Jesus is not saying anything new. Jesus is reminding the people of what God had already told them: “Vengeance is Mine” (Dt 32.35). “If your enemy is hungry, give him bread to eat; And if he is thirsty, give him water to drink” (Pr 25.21-22). The texts where God commanded Israel to wipe out a nation were aimed at the Lord’s enemies, not personal enemies (Gn 15.16; Rm 2.5). God’s people were not to take personal vengeance: “You shall not take vengeance, nor bear any grudge against the children of your people, but you shall love your neighbor as yourself” (Lv 19.18a-b).


[B]e sons of your Father in heaven . . . (45).” “[B]e perfect, just as your Father in heaven is perfect (48).” God takes vengeance but he is not vengeful. He gives good gifts to the unjust as well the just (45; Rm 5.8, 10). In Christ, God laid aside his privileges and humbled himself to extend mercy (Ph 2.6-8). That’s not just what he did but who he is. And we are called to be his sons, to be perfect as he is (45, 48).

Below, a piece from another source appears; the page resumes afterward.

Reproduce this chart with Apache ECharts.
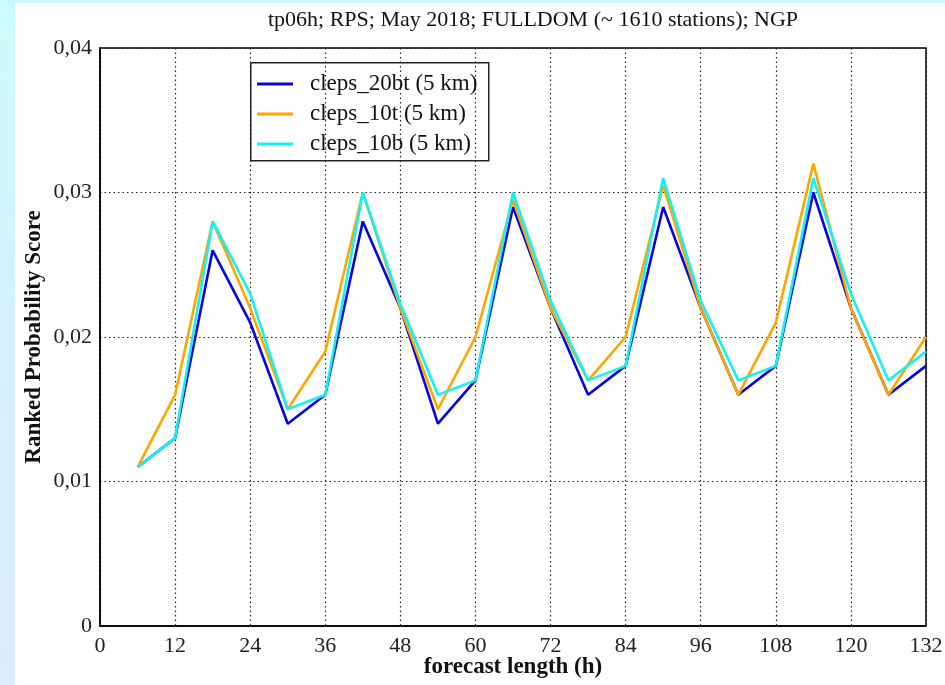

Loving honor not to much but too little. The mind set Jesus is condemning is the one that once made dueling “honorable” among “Christian gentlemen.” Though Jesus “despised the shame” of the cross, he laid aside his honor that he might receive greater honor from his Father (Hb 12.2). Jesus was concerned at once with showing mercy to enemies and receiving honor from God. The two go together. We should not be concerned with preserving the honor we have, but with giving it up if necessary to receive the honor that God alone can give (Jn 5.44). The Bible is very concerned with honor and dignity (Ti 2.2, 3, 7; 1Tm 3.2, 4, 8, 11 ). But true honor and dignity imitate God. Their portal is humility (Pr 15.33; 18.12; 22.4; 29.23).

A new kind of warfare. Far from teaching pacifism and non-resistance, Jesus promotes “spiritual violence” and “kingdom warfare”: “If your enemy is hungry, give him bread to eat; And if he is thirsty, give him water to drink; For so you will heap coals of fire on his head, And the LORD will reward you” (Pr 25.21-22). This is how we “overcome evil with good,” and thus avoid being “overcome by evil” (Rm 12.20-21). This is clearly warfare, and we are clearly on the offensive. The Sermon on the Mount is not a lesson in pacifism, but a council of war. But not conventional war. It is a council on kingdom warfare. It is instruction in the use of spiritual weaponry, the only weaponry sufficient to topple the strongholds of unbelief and rebellion toward God (2Cor 10.4-5).


Hard to understand. It is hard to grasp exactly how kingdom warfare, which means loving one’s enemy, dovetails with conventional warfare in a fallen world. C.S. Lewis helps point us in the right direction: “We may kill if necessary, but we must not hate and enjoy hating. We may punish if necessary, but we must not enjoy it… Even while we kill and punish we must try to feel about the enemy as we feel about ourselves - to wish that he were not so bad, to hope that he may, in this world or another, be cured: in fact, to wish his good. This is what is meant in the Bible by loving him: wishing his good, not feeling fond of him nor saying he is nice when he is not.” (Mere Christianity, pp. 119, 120.)


Even harder to do. We will never be able to obey Jesus’ words unless we believe they are in fact the way to joy and glory (Hb 12.2). We will never believe that until we truly believe with Joseph that what our enemies mean for evil, God means for good and in fact works for good (Gn 50.20; Rm 8.28; Jm 1.2-4).